The female golden king crab that are currently hatching came from the Aleutian Islands. During the week the Foy brought a Kodiak Daily Mirror reporter into the lab, hundreds of thousands of crab embryos were hatching.
“She’s releasing her babies right now and we want to catch the babies,” said Foy. “Look in that bucket right there.”
Water was flowing from one tank into a much smaller container. Amidst the flow, just about visible, were miniscule golden king crab offspring. A female crab will release roughly 200,000 of them on average.
Some of these larvae will be raised in water that has a pH of 7.8, which is what they expect the level of the ocean to be in about 30-40 years.
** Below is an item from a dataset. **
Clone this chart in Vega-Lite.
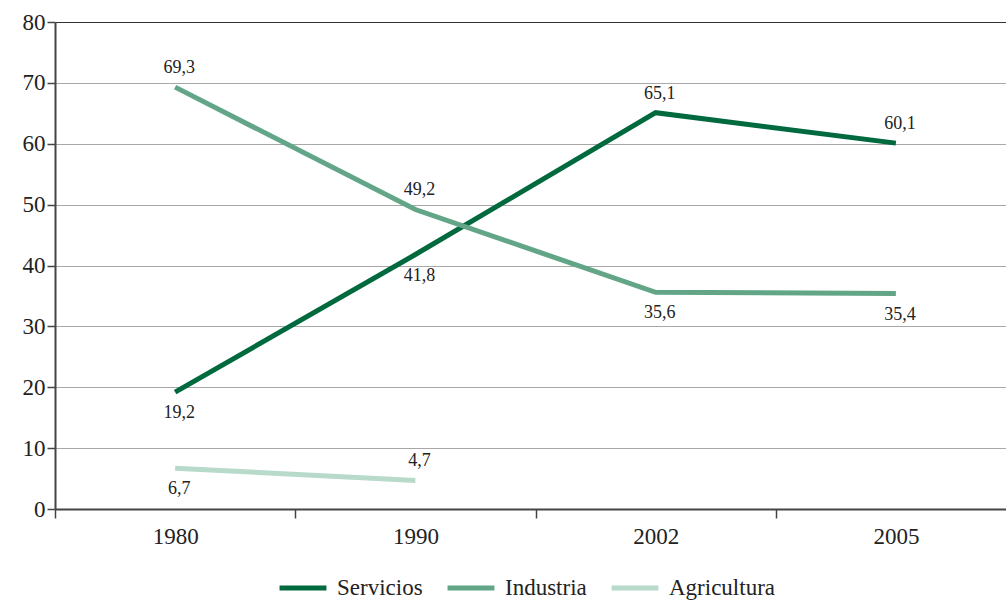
{
  "$schema": "https://vega.github.io/schema/vega-lite/v6.json",
  "autosize": "none",
  "width": 961,
  "height": 487,
  "padding": {"left": 55, "top": 22, "right": 0, "bottom": 91},
  "background": "white",
  "config": {
    "font": "'Times New Roman', 'Liberation Serif', 'DejaVu Serif', serif",
    "view": {"stroke": null},
    "axis": {"labelFont": "'Times New Roman', 'Liberation Serif', 'DejaVu Serif', serif"},
    "legend": {"labelFont": "'Times New Roman', 'Liberation Serif', 'DejaVu Serif', serif"},
    "text": {"font": "'Times New Roman', 'Liberation Serif', 'DejaVu Serif', serif"}
  },
  "data": {
    "values": [
      {"year": "1980", "series": "Servicios", "v": 19.2},
      {"year": "1990", "series": "Servicios", "v": 41.8},
      {"year": "2002", "series": "Servicios", "v": 65.1},
      {"year": "2005", "series": "Servicios", "v": 60.1},
      {"year": "1980", "series": "Industria", "v": 69.3},
      {"year": "1990", "series": "Industria", "v": 49.2},
      {"year": "2002", "series": "Industria", "v": 35.6},
      {"year": "2005", "series": "Industria", "v": 35.4},
      {"year": "1980", "series": "Agricultura", "v": 6.7},
      {"year": "1990", "series": "Agricultura", "v": 4.7}
    ]
  },
  "transform": [
    {"calculate": "replace(format(datum.v, '.1f'), '.', ',')", "as": "lbl"}
  ],
  "encoding": {
    "x": {
      "field": "year", "type": "ordinal",
      "sort": ["1980", "1990", "2002", "2005"],
      "scale": {"paddingInner": 0, "paddingOuter": 0},
      "axis": {
        "title": null, "labelAngle": 0, "tickBand": "extent",
        "labelFontSize": 23, "labelColor": "#222", "labelPadding": 7,
        "domainColor": "#444", "domainWidth": 2,
        "tickColor": "#444", "tickWidth": 1.5, "tickSize": 9,
        "grid": false
      }
    },
    "y": {
      "field": "v", "type": "quantitative",
      "scale": {"domain": [0, 80]},
      "axis": {
        "title": null, "values": [0, 10, 20, 30, 40, 50, 60, 70, 80],
        "labelFontSize": 23, "labelColor": "#222", "labelPadding": 2,
        "domainColor": "#444", "domainWidth": 2,
        "tickColor": "#444", "tickWidth": 1.5, "tickSize": 8,
        "grid": true, "gridWidth": 1.2,
        "gridColor": {"condition": {"test": "datum.value === 80", "value": "#333"}, "value": "#a8a8a8"}
      }
    }
  },
  "layer": [
    {
      "mark": {"type": "line", "strokeWidth": 5},
      "encoding": {
        "color": {
          "field": "series", "type": "nominal",
          "sort": ["Servicios", "Industria", "Agricultura"],
          "scale": {"domain": ["Servicios", "Industria", "Agricultura"], "range": ["#00693e", "#62a687", "#b8dacb"]},
          "legend": {
            "title": null, "orient": "none", "direction": "horizontal",
            "legendX": 222, "legendY": 540,
            "symbolType": "stroke", "symbolSize": 2200, "symbolStrokeWidth": 5,
            "labelFontSize": 23, "labelColor": "#222", "labelOffset": 8,
            "columnPadding": 14
          }
        }
      }
    },
    {
      "transform": [{"filter": "(datum.series == 'Industria' && (datum.year == '1980' || datum.year == '1990')) || (datum.series == 'Servicios' && (datum.year == '2002' || datum.year == '2005')) || (datum.series == 'Agricultura' && datum.year == '1990')"}],
      "mark": {"type": "text", "fontSize": 18, "color": "#222", "dy": -19, "dx": 4},
      "encoding": {"text": {"field": "lbl"}}
    },
    {
      "transform": [{"filter": "!((datum.series == 'Industria' && (datum.year == '1980' || datum.year == '1990')) || (datum.series == 'Servicios' && (datum.year == '2002' || datum.year == '2005')) || (datum.series == 'Agricultura' && datum.year == '1990'))"}],
      "mark": {"type": "text", "fontSize": 18, "color": "#222", "dy": 21, "dx": 4},
      "encoding": {"text": {"field": "lbl"}}
    }
  ]
}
Others will be raised in water with a pH of 7.5, which is the level they expect the ocean to be in 50-80 years. They also raise crab in “ambient” tanks, which is filled with the sea water today. Blood will be taken from the animals on a regular basis and any genetic changes will be measured.
In a separate room, a crab larva was having its portrait taken under a microscope.
The microscope was rigged up to a camera, which was hooked up to a computer. Using a tiny pair of tweezers, biological technician Connor Cleary was delicately moving the larvae to show its tail, its spines, its beating heart. It looked almost like a full-color sonogram. Foy joked about the creature’s likeness to something out of the movies “Alien” or “Predator”.
“We’re staging the life cycle of the golden king crab,” said Cleary. “So this is the first stage after they get released from the female king crabs … so we bring them in here and we take photos of them so we can see at what developmental stage they are currently.”
Foy explained that golden king crab go through four “zoeal stages” and, unlike other species, they don’t eat during these stages. Among the things that they’re analyzing is the effect of acidification during this process.
“It’s called lecithotrophic,” said Foy. “That means when they hatched out of that egg, they have all the energy they’re going to get to go through these different phases … so there’s a lot of mortality that happens at these phases. So that’s what we’re looking at – now, they’re under more stress while they’re trying to develop through these different stages.”
While crab is the focus, there are numerous other projects taking place in the lab.
In one corner, there’s a tank with a red pacific octopus (Foy said she had been mad with him recently); in another, a room full of kelp. Foy explained that one of the side projects that the lab is doing is looking at aquaculture. Like the crab surveys, it’s a collaboration with industry – the lab is working with Blue Evolution, the company providing Kodiak’s kelp farmers with seeds and a market for the product.
“We’re trying to increase aquaculture research,” said Foy. “You’ve heard about the kelp farming that’s going on? Well the kelp are all raised here.”
In another section of the lab, a newer machine that they’re in the process of getting up and running will specifically measure levels of ocean acidification.
“This will help prove that it’s actually happening,” said Foy.
Following the tour, Foy walked through a door at the far end of the lab. It led directly into the Kodiak Fisheries Research Center’s aquarium, which is open to the public. A large cylindrical tank at the center holds various kinds of fish found in and around Kodiak.
“And this is the fun part,” said Foy, pointing out all the difference species.